Samsung Designer Denies Referencing Apple, Apple Shows Otherwise

A Samsung designer testified on Tuesday that she did not copy, or even reference Apple’s icon designs when designing the icons used in some of Samsung’s Android smartphones. Under cross examination, an Apple attorney then showed the court several documents with her signature that included side by side comparisons of Apple’s iPhone with Samsung interfaces.

Jeeyuen Wang is professional designer working for Samsung on the company’s smartphone user interface. According to her own testimony as reported by Forbes, she helped design the icons used in some of Samsung’s smartphones. She is also up for consideration as designer of the year within Samsung, an honor that includes a 100 million South Korean Won (approximately US$88,442) award.

When questioned by Samsung’s lead attorney, John Quinn, Ms. Wang testified about several aspects of how she and her team of designers developed some of the icons used on Samsung devices. This is relevant to the case because Apple has accused Samsung of “slavishly copying” Apple’s own look and feel, industrial design, and the company has pointed to similarities in the icons of both devices as proof of this copying.

There’s Designing and There’s “Designing”

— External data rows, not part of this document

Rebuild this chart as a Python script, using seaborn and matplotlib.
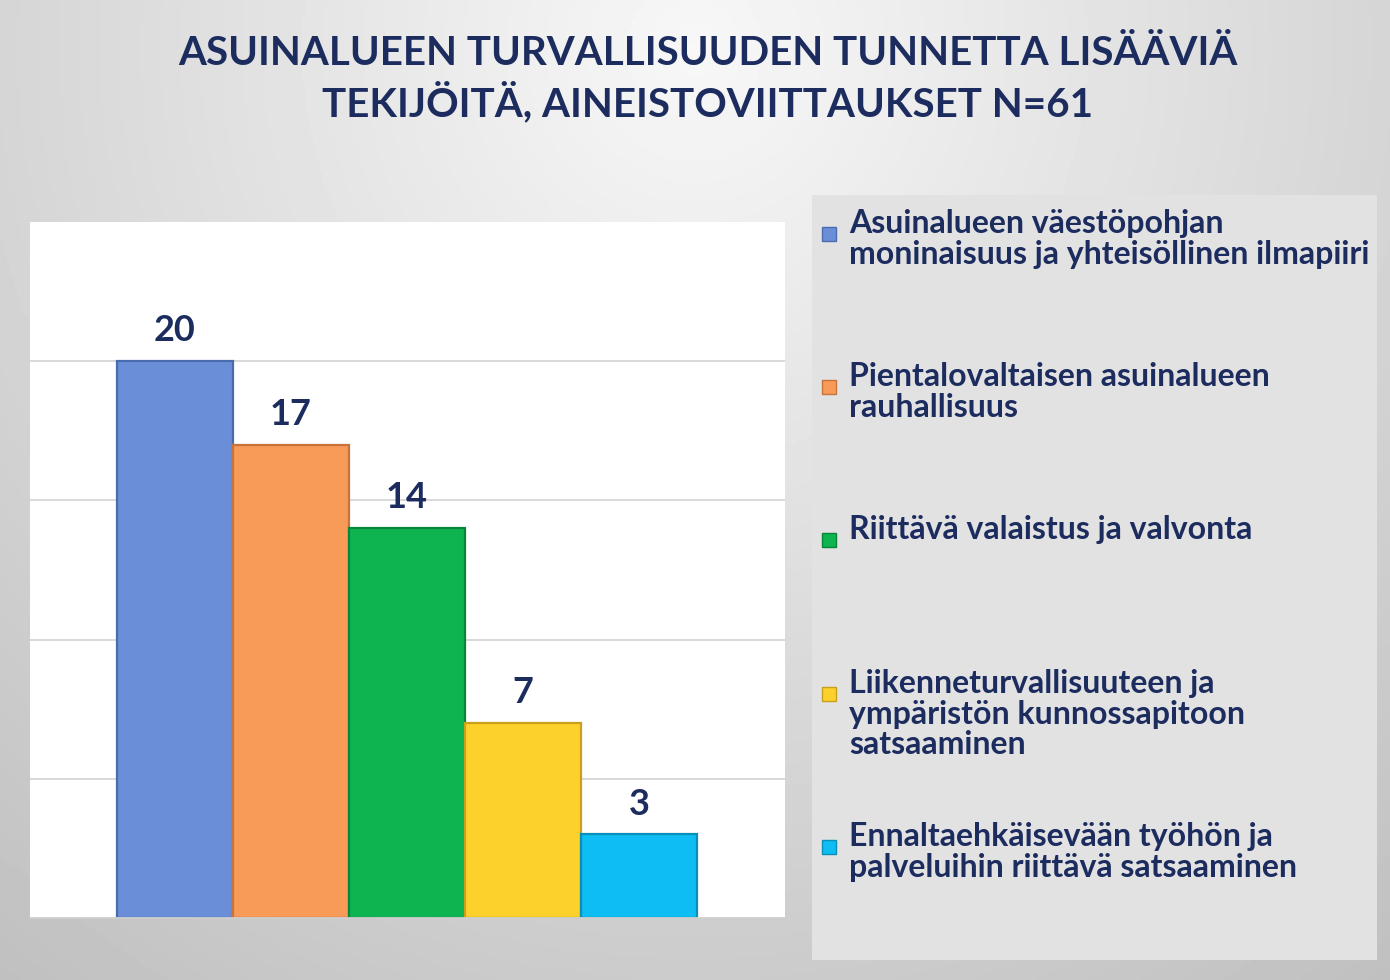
import matplotlib
matplotlib.use("Agg")
import matplotlib.pyplot as plt
import numpy as np
import pandas as pd
import seaborn as sns
from matplotlib.patches import Rectangle

# chart data
title = "ASUINALUEEN TURVALLISUUDEN TUNNETTA LISÄÄVIÄ\nTEKIJÖITÄ, AINEISTOVIITTAUKSET N=61"
categories = [
    "Asuinalueen väestöpohjan moninaisuus ja yhteisöllinen ilmapiiri",
    "Pientalovaltaisen asuinalueen rauhallisuus",
    "Riittävä valaistus ja valvonta",
    "Liikenneturvallisuuteen ja ympäristön kunnossapitoon satsaaminen",
    "Ennaltaehkäisevään työhön ja palveluihin riittävä satsaaminen",
]
legend_labels = [
    "Asuinalueen väestöpohjan\nmoninaisuus ja yhteisöllinen ilmapiiri",
    "Pientalovaltaisen asuinalueen\nrauhallisuus",
    "Riittävä valaistus ja valvonta",
    "Liikenneturvallisuuteen ja\nympäristön kunnossapitoon\nsatsaaminen",
    "Ennaltaehkäisevään työhön ja\npalveluihin riittävä satsaaminen",
]
values = [20, 17, 14, 7, 3]
colors = ["#6a8fd8", "#f89a58", "#0db450", "#fdd12c", "#0dbdf3"]
edge_colors = ["#4a6cae", "#c8733a", "#07853a", "#c9a01a", "#0a8fb8"]
grid_ticks = [5, 10, 15, 20]

NAVY = "#1c2c5e"

sns.set_theme(style="white")
plt.rcParams["font.family"] = ["Lato", "DejaVu Sans"]

W, H = 1390, 980
fig = plt.figure(figsize=(W / 100, H / 100), dpi=100)


def fx(px):
    return px / W


def fy(py):
    return 1 - py / H


# grey slide background, lighter near the top centre
bg = fig.add_axes([0, 0, 1, 1], zorder=-10)
gx, gy = np.meshgrid(np.linspace(0, 1, 400), np.linspace(0, 1, 300))
shade = 0.97 - 0.2 * np.sqrt(((gx - 0.5) / 0.75) ** 2 + ((gy - 0.05) / 1.1) ** 2)
bg.imshow(shade, cmap="gray", vmin=0, vmax=1, aspect="auto", extent=[0, 1, 0, 1])
bg.axis("off")

# legend panel
fig.patches.append(Rectangle((fx(812), fy(960)), fx(565), 765 / H,
                             transform=fig.transFigure, facecolor="#e2e2e2",
                             edgecolor="none", zorder=-5))

# plot area
ax = fig.add_axes([fx(30), fy(918), fx(755), 696 / H])
ax.set_facecolor("white")
df = pd.DataFrame({"category": categories, "value": values})
sns.barplot(data=df, x="category", y="value", hue="category", palette=colors,
            saturation=1, width=1.0, legend=False, ax=ax)
for patch, ec in zip(ax.patches, edge_colors):
    patch.set_edgecolor(ec)
    patch.set_linewidth(1.6)

for cont in ax.containers:
    ax.bar_label(cont, fmt="%d", padding=10, fontsize=26, fontweight="bold", color=NAVY)

ax.set_xlim(-1.25, 5.26)
ax.set_ylim(0, 25)
ax.set_yticks(grid_ticks)
ax.set_xticks([])
ax.yaxis.grid(True, color="#d6d6d6", linewidth=1.3)
ax.set_axisbelow(True)
ax.tick_params(length=0, labelleft=False)
ax.set_xlabel("")
ax.set_ylabel("")
for side in ["top", "left", "right"]:
    ax.spines[side].set_visible(False)
ax.spines["bottom"].set_color("#cfcfcf")
ax.spines["bottom"].set_linewidth(1.3)

# title
fig.text(fx(708), fy(79), title, ha="center", va="center", fontsize=29,
         fontweight="bold", color=NAVY, linespacing=1.27)

# legend entries
entry_tops = [209, 362, 515, 669, 822]
for label, col, ec, top in zip(legend_labels, colors, edge_colors, entry_tops):
    fig.patches.append(Rectangle((fx(822), fy(top + 32)), fx(14), 14 / H,
                                 transform=fig.transFigure, facecolor=col,
                                 edgecolor=ec, linewidth=1))
    fig.text(fx(849), fy(top), label, ha="left", va="top", fontsize=23,
             fontweight="bold", color=NAVY, linespacing=1.07)

fig.savefig("out.png", dpi=100)
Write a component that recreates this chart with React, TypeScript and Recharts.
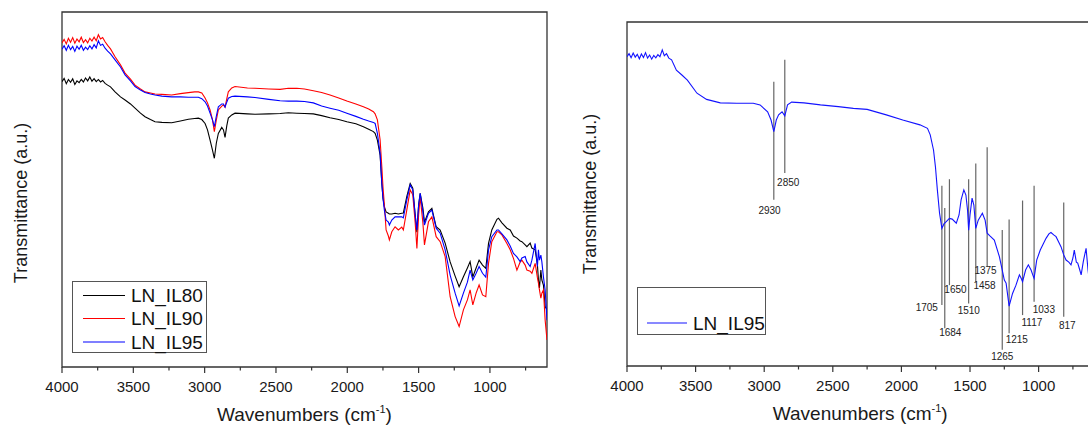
import React from 'react';
import { LineChart, Line, XAxis, YAxis, ReferenceArea, ReferenceLine, ReferenceDot, Legend } from 'recharts';

// ---------- data ----------
const LEFT_WN = [4000,3985,3970,3955,3940,3925,3910,3895,3880,3865,3850,3835,3820,3805,3790,3775,3760,3745,3730,3715,3698,3680,
  3660,3628,3590,3558,3520,3488,3450,3418,3380,3348,3300,3231,3170,3114,3070,3044,3020,2997,2980,2962,2945,2932,2918,2904,2880,2868,2857,2845,2834,2810,2787,2700,2647,2550,2471,2413,2354,2300,2238,2180,2121,2060,2003,1940,1887,1850,1817,1805,1789,1770,1758,1750,1740,1728,1712,1705,1688,1665,1642,1618,1607,1583,1559,1541,1524,1512,1500,1489,1470,1459,1431,1407,1377,1349,1314,1279,1244,1216,1186,1158,1139,1120,1097,1076,1052,1029,1010,987,
  951,940,916,881,858,835,811,788,776,753,741,718,706,683,667,660,653,643,636,625,613,600];
const IL80 = [80.4,81.3,79.8,81.0,80.2,81.2,79.6,80.6,80.1,81.0,80.3,81.4,80.6,81.7,80.5,81.2,80.4,81.0,80.3,80.7,79.9,79.4,
  78.9,77.5,76.1,75.2,74.1,72.9,71.5,70.5,69.7,69.1,68.9,68.8,69.3,69.8,70.0,70.1,69.7,68.6,66.8,63.9,61.1,58.8,63.1,65.8,67.5,66.8,64.7,67.9,70.1,71.0,71.5,71.3,71.2,71.3,71.4,71.6,71.5,71.4,71.3,70.8,70.2,69.7,69.1,68.5,67.7,67.0,66.3,65.8,63.9,59.7,51.8,47.6,45.1,43.7,43.3,43.1,43.1,43.3,43.1,43.3,43.4,48.0,51.7,50.4,42.8,38.0,45.6,48.9,44.8,40.8,43.7,44.7,39.5,38.6,34.9,29.6,25.6,22.6,25.4,27.9,29.7,25.4,27.9,30.1,28.7,27.8,34.8,38.6,
  41.6,41.9,40.6,39.1,38.6,36.9,36.3,35.5,35.3,34.4,33.9,34.9,33.5,33.0,28.7,24.5,22.3,27.3,24.5,23.1,17.0,16.1];
const IL90 = [91.3,92.3,91.0,92.6,91.5,92.8,91.2,92.4,91.6,92.9,91.4,92.2,91.3,92.6,91.8,92.9,91.9,93.6,92.4,92.8,91.6,90.6,
  89.6,87.4,85.1,82.8,81.1,79.4,78.3,77.5,77.2,76.9,76.8,76.6,77.0,77.3,77.5,77.5,77.2,75.8,74.4,72.4,69.6,66.3,69.6,72.4,73.5,73.8,73.2,75.5,77.5,78.6,79.0,78.6,78.5,78.3,78.2,78.5,78.5,78.3,77.8,77.3,76.6,75.8,74.9,74.1,73.3,72.7,71.9,71.3,69.6,64.0,56.4,50.8,45.6,38.6,36.9,35.8,38.1,39.5,38.6,39.4,38.6,44.2,49.9,48.5,40.6,33.4,42.8,48.0,40.6,34.4,40.9,42.3,36.7,35.3,31.1,19.8,14.2,11.4,16.1,18.9,21.7,17.5,20.8,23.1,20.3,19.8,29.2,35.3,
  38.1,38.1,37.2,34.8,33.0,30.6,27.3,29.6,30.1,28.7,27.3,27.0,26.4,29.2,25.1,23.6,21.7,19.4,20.8,21.7,13.2,7.6];
const IL95 = [89.5,90.5,89.2,90.6,89.4,90.3,88.9,90.4,89.5,90.6,89.2,90.1,89.4,90.5,89.6,90.8,89.9,91.9,90.6,90.9,89.8,89.0,
  88.2,86.5,84.5,82.3,80.6,79.0,78.0,77.3,76.9,76.6,76.3,76.1,76.1,76.0,76.0,76.0,75.6,74.7,73.5,71.5,69.6,67.7,70.7,73.3,74.1,74.1,73.2,74.6,75.7,76.2,76.3,76.1,75.9,75.4,75.0,74.9,74.9,74.8,74.4,73.5,72.9,72.3,71.5,70.6,69.8,69.3,68.9,68.6,65.8,60.2,51.7,47.6,44.2,41.4,40.8,40.0,41.4,42.3,42.3,42.3,42.0,47.0,51.3,49.9,42.8,38.6,45.6,48.9,43.7,40.0,43.3,44.2,39.1,37.7,33.0,25.9,20.8,17.2,20.8,23.9,27.3,24.5,26.4,28.3,26.4,25.3,33.0,36.7,
  38.6,38.6,37.5,35.8,34.1,32.0,31.0,29.7,30.7,31.1,29.6,28.3,30.1,34.8,28.3,33.0,30.1,31.5,29.6,25.4,21.7,13.2];

const RIGHT_WN = [4000,3985,3970,3955,3940,3925,3910,3895,3880,3865,3850,3835,3820,3805,3790,3775,3760,3743,3728,3712,3695,3675,
  3640,3600,3560,3490,3420,3320,3200,3080,3030,2975,2950,2930,2912,2895,2870,2850,2830,2800,2710,2590,2460,2350,2250,2110,1990,1865,1810,1790,1766,1752,1738,1722,1705,1690,1675,1650,1630,1600,1580,1565,1545,1530,1518,1510,1500,1485,1472,1458,1440,1410,1390,1375,1355,1323,1286,1265,1250,1237,1215,1190,1165,1140,1128,1117,1095,1075,1055,1040,1033,1014,988,946,925,910,890,873,837,817,800,780,764,750,740,725,715,700,690,675,667,654,640,634,620,600];
const RIGHT_IL95 = [89.9,90.8,89.6,91.0,89.8,90.6,89.3,90.7,89.7,91.1,89.5,90.4,89.2,90.3,89.6,90.5,89.9,91.9,90.2,90.8,89.5,89.0,
  86.0,84.6,83.1,79.3,77.5,76.5,76.4,76.4,75.9,73.9,71.5,68.1,71.5,73.0,73.9,72.7,75.9,76.7,76.5,75.9,75.4,74.9,74.6,73.0,71.5,70.1,69.1,67.2,62.8,57.9,51.2,44.4,40.0,41.3,41.9,42.9,42.7,41.5,43.9,48.3,51.2,49.7,45.3,39.5,43.9,48.8,46.8,40.0,42.4,44.4,42.4,38.6,37.8,36.6,31.8,27.9,25.0,24.1,17.4,21.1,23.5,26.5,25.6,24.5,27.9,29.4,27.9,26.2,25.5,30.8,33.7,37.1,38.4,38.8,38.1,37.6,34.7,32.3,30.8,30.2,29.4,31.4,33.7,30.2,29.9,27.9,26.5,30.2,31.8,34.2,27.9,26.0,29.4,27.9];

const MAJOR_TICKS = [4000, 3500, 3000, 2500, 2000, 1500, 1000];
const MINOR_TICKS = [3750, 3250, 2750, 2250, 1750, 1250, 750];
const ALL_TICKS = [...MAJOR_TICKS, ...MINOR_TICKS].sort((a, b) => b - a);

// peak annotations (right panel)
const PEAK_LABELS = ['2930','2850','1705','1684','1650','1510','1458','1375','1265','1215','1117','1033','817'];
const PEAK_WN = [2930,2850,1705,1684,1650,1510,1458,1375,1265,1215,1117,1033,817];
const PEAK_TOP = [82.6,89.0,52.4,45.9,54.3,54.3,58.9,63.6,39.5,42.6,48.1,52.4,47.5];
const PEAK_BOTTOM = [48.3,56.1,17.7,11.0,23.5,18.2,24.5,28.9,4.7,9.5,14.8,18.7,14.3];
const PEAK_LABEL_WN = [2961,2825,1815,1644,1606,1509,1394,1387,1265,1159,1049,962,791];
const PEAK_LABEL_Y = [45.3,53.3,17.1,9.7,22.3,16.1,23.3,27.9,2.7,7.6,12.6,16.3,11.9];

const SERIES_NAMES = ['LN_IL80', 'LN_IL90', 'LN_IL95'];

const leftData = LEFT_WN.map((wn, i) => ({ wn, il80: IL80[i], il90: IL90[i], il95: IL95[i] }));
const rightData = RIGHT_WN.map((wn, i) => ({ wn, il95: RIGHT_IL95[i] }));

const FONT = '"Liberation Sans", Arial, sans-serif';
const AXIS_COLOR = '#333';

const AxisTick = (props: any) => {
  const { x, y, payload } = props;
  const major = MAJOR_TICKS.includes(payload.value);
  return (
    <g>
      <line x1={x} x2={x} y1={y} y2={y + (major ? 6 : 3.5)} stroke={AXIS_COLOR} strokeWidth={1.2} />
      {major && (
        <text x={x} y={y + 24.5} textAnchor="middle" fontSize={15} fill="#1a1a1a" fontFamily={FONT}>
          {payload.value}
        </text>
      )}
    </g>
  );
};

const xTitle = (props: any) => {
  const vb = props.viewBox || {};
  const cx = vb.x + vb.width / 2;
  return (
    <text x={cx} y={vb.y + 54} textAnchor="middle" fontSize={19} fill="#1a1a1a" fontFamily={FONT}>
      Wavenumbers (cm
      <tspan dy={-8} fontSize={11}>-1</tspan>
      <tspan dy={8}>)</tspan>
    </text>
  );
};

const yTitle = (cx: number, cy: number) => () => (
  <text
    x={cx}
    y={cy}
    transform={`rotate(-90 ${cx} ${cy})`}
    textAnchor="middle"
    dominantBaseline="central"
    fontSize={18}
    fill="#1a1a1a"
    fontFamily={FONT}
  >
    Transmittance (a.u.)
  </text>
);

const LegendBox = (w: number, h: number, rowYs: number[], lineX: [number, number], textX: number) => (props: any) => {
  const payload = props.payload || [];
  return (
    <svg width={w + 2} height={h + 2} style={{ display: 'block' }}>
      <rect x={0.5} y={0.5} width={w} height={h} fill="#fff" stroke="#555" strokeWidth={1} />
      {payload.map((p: any, i: number) => (
        <g key={p.value}>
          <line x1={lineX[0]} x2={lineX[1]} y1={rowYs[i]} y2={rowYs[i]} stroke={p.color} strokeWidth={1.2} />
          <text x={textX} y={rowYs[i]} dominantBaseline="central" fontSize={19} fill="#111" fontFamily={FONT}>
            {p.value}
          </text>
        </g>
      ))}
    </svg>
  );
};

export default function App() {
  return (
    <div
      style={{
        position: 'fixed',
        left: 0,
        top: 0,
        width: 1088,
        height: 428,
        overflow: 'hidden',
        background: '#fff',
        fontFamily: FONT,
      }}
    >
      <div style={{ position: 'absolute', left: 0, top: 0 }}>
        <LineChart width={560} height={428} data={leftData} margin={{ top: 12, right: 13, bottom: 11, left: 0 }}>
          <XAxis
            dataKey="wn"
            type="number"
            domain={[600, 4000]}
            reversed
            ticks={ALL_TICKS}
            interval={0}
            tick={AxisTick}
            tickLine={false}
            tickSize={0}
            tickMargin={0}
            axisLine={false}
            height={50}
            allowDataOverflow
            label={{ content: xTitle }}
          />
          <YAxis
            type="number"
            domain={[0, 100]}
            width={62}
            tick={false}
            tickLine={false}
            axisLine={false}
            allowDataOverflow
            label={{ content: yTitle(21, 203) }}
          />
          <ReferenceArea x1={600} x2={4000} y1={0} y2={100} fill="none" stroke={AXIS_COLOR} strokeWidth={1.3} ifOverflow="visible" />
          <Line dataKey="il80" name={SERIES_NAMES[0]} stroke="#000000" strokeWidth={1.1} dot={false} isAnimationActive={false} />
          <Line dataKey="il90" name={SERIES_NAMES[1]} stroke="#ff0000" strokeWidth={1.1} dot={false} isAnimationActive={false} />
          <Line dataKey="il95" name={SERIES_NAMES[2]} stroke="#0000ff" strokeWidth={1.1} dot={false} isAnimationActive={false} />
          <Legend
            layout="horizontal"
            verticalAlign="middle"
            align="center"
            content={LegendBox(134, 71, [14.5, 37.5, 61], [11, 53], 59)}
            wrapperStyle={{ left: 72, top: 281, width: 136, height: 73, bottom: 'auto', right: 'auto' }}
          />
        </LineChart>
      </div>
      <div style={{ position: 'absolute', left: 560, top: 0 }}>
        <LineChart width={545} height={428} data={rightData} margin={{ top: 22, right: 11.5, bottom: 12, left: 0 }}>
          <XAxis
            dataKey="wn"
            type="number"
            domain={[600, 4000]}
            reversed
            ticks={ALL_TICKS}
            interval={0}
            tick={AxisTick}
            tickLine={false}
            tickSize={0}
            tickMargin={0}
            axisLine={false}
            height={50}
            allowDataOverflow
            label={{ content: xTitle }}
          />
          <YAxis
            type="number"
            domain={[0, 100]}
            width={67}
            tick={false}
            tickLine={false}
            axisLine={false}
            allowDataOverflow
            label={{ content: yTitle(30, 194) }}
          />
          <ReferenceArea x1={600} x2={4000} y1={0} y2={100} fill="none" stroke={AXIS_COLOR} strokeWidth={1.3} ifOverflow="visible" />
          {PEAK_WN.map((wn, i) => (
            <ReferenceLine
              key={`pl-${i}`}
              segment={[{ x: wn, y: PEAK_TOP[i] }, { x: wn, y: PEAK_BOTTOM[i] }]}
              stroke="#666"
              strokeWidth={1.2}
            />
          ))}
          <Line dataKey="il95" name={SERIES_NAMES[2]} stroke="#1414ff" strokeWidth={1.1} dot={false} isAnimationActive={false} />
          {PEAK_LABELS.map((lab, i) => (
            <ReferenceDot
              key={`pd-${i}`}
              x={PEAK_LABEL_WN[i]}
              y={PEAK_LABEL_Y[i]}
              r={0}
              fill="none"
              stroke="none"
              label={{ value: lab, position: 'center', fontSize: 10, fill: '#222', fontFamily: FONT }}
            />
          ))}
          <Legend
            layout="horizontal"
            verticalAlign="middle"
            align="center"
            content={LegendBox(128, 47, [36], [10, 50], 56)}
            wrapperStyle={{ left: 77, top: 287, width: 130, height: 49, bottom: 'auto', right: 'auto' }}
          />
        </LineChart>
      </div>
    </div>
  );
}
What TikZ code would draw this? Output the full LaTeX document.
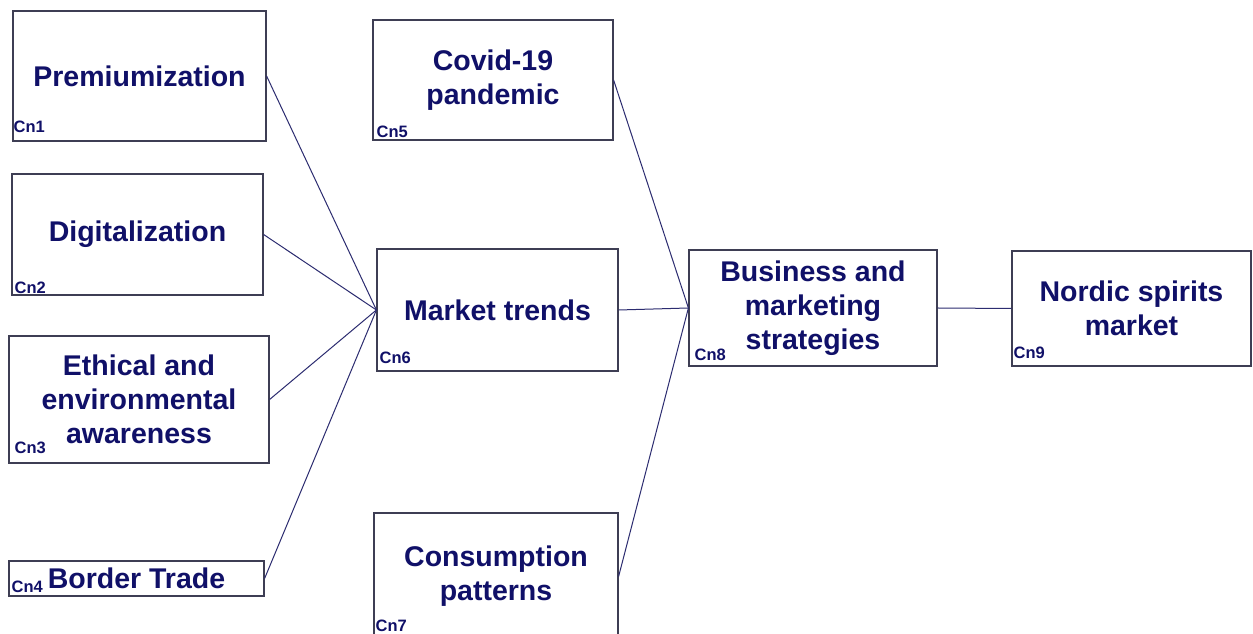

For instance, this slide presented by Apple surfaced earlier and shows Apple’s icon for the phone app, with icons from eight different Samsung phones that Apple says were deliberate copies.

Apple Samsung Phone Icons

Apple Phone Icon Slide

Ms. Wang testified that the angle of the phone in Samsung’s icons (an angle that does differ slightly from Apple’s) is the angle of a phone in use.

Similarly, Samsung uses a flower for its photo-viewer icon (like Apple) because flowers have been used to represent landscape mode on digital cameras for many years. Apple also uses a flower, but the two icon implementations do not otherwise resemble one another.

Rounded corners on the icons? Ms. Wang testified that rounded icon corners were in use on Samsung’s feature phones.

All of which are excellent ways to show the jury that Samsung’s design work followed conventional norms rather than Apple’s lead, but then we get to the crux of the testimony.

Samsung’s attorney asked Ms. Wang if she copied any of Apple’s icons or the layout of the iPhone’s home screen. She testified that she did not.

Check. That’s the right answer to give, for those keeping score at home.

Samsung’s attorney also asked if she referenced Apple’s icons during the design process. “We did not,” she said, according to Forbes.

Check. That’s the right answer to give, unless of course it’s not true and the opposition can prove it…

Body Blow!

…which is what Apple appears to have done. Under cross examination, she was asked by Apple if it was true that she hadn’t referenced Apple’s icons. She replied, “Yes, that is correct.”

The attorneys then produced a Samsung document called “Production Information” that lines up Apple’s icons and Samsung’s icons, with each corresponding icon next to one another. Ms. Wang’s name is on that document.

A document called “Mobile Icon Design for 2011” lists Ms. Wang as the custodian of the company’s icons. In the appendix of that document is another side by side comparison of iPhone screenshots placed next to Samsung screenshots.

A third Samsung document titled “iPhone Human Interface Guidelines” includes yet more side by side comparisons of iPhone and a Samsung device.

In other words, it appears as if Apple has definitely shown that Ms. Wang herself and her company as a whole specifically referenced Apple’s icon designs as part of the design and approval process, which is—give or take a bit—roughly the opposite of not referencing Apple’s icon designs.

What the…?

The whole thing begs the question of why Samsung put Ms. Wang on the stand to begin with. Clearly having the jury hear that Ms. Wang didn’t copy Apple or reference Apple’s icons is a great message for Samsung to deliver, but that’s a message that couldn’t possibly stand up to cross examination.

The Samsung documents in Apple’s possession were either provided by Samsung during discovery or revealed to Samsung during discovery. Those documents appear to easily and handily refute any assertions that Samsung wasn’t deliberately copying Apple, which is not a message Samsung should be facilitating delivering to the jury.

Of course, we aren’t attorneys and we weren’t there, so it’s very possible that things aren’t as they appear, but this seems to us to be a blunder of grand proportions on the part of Samsung.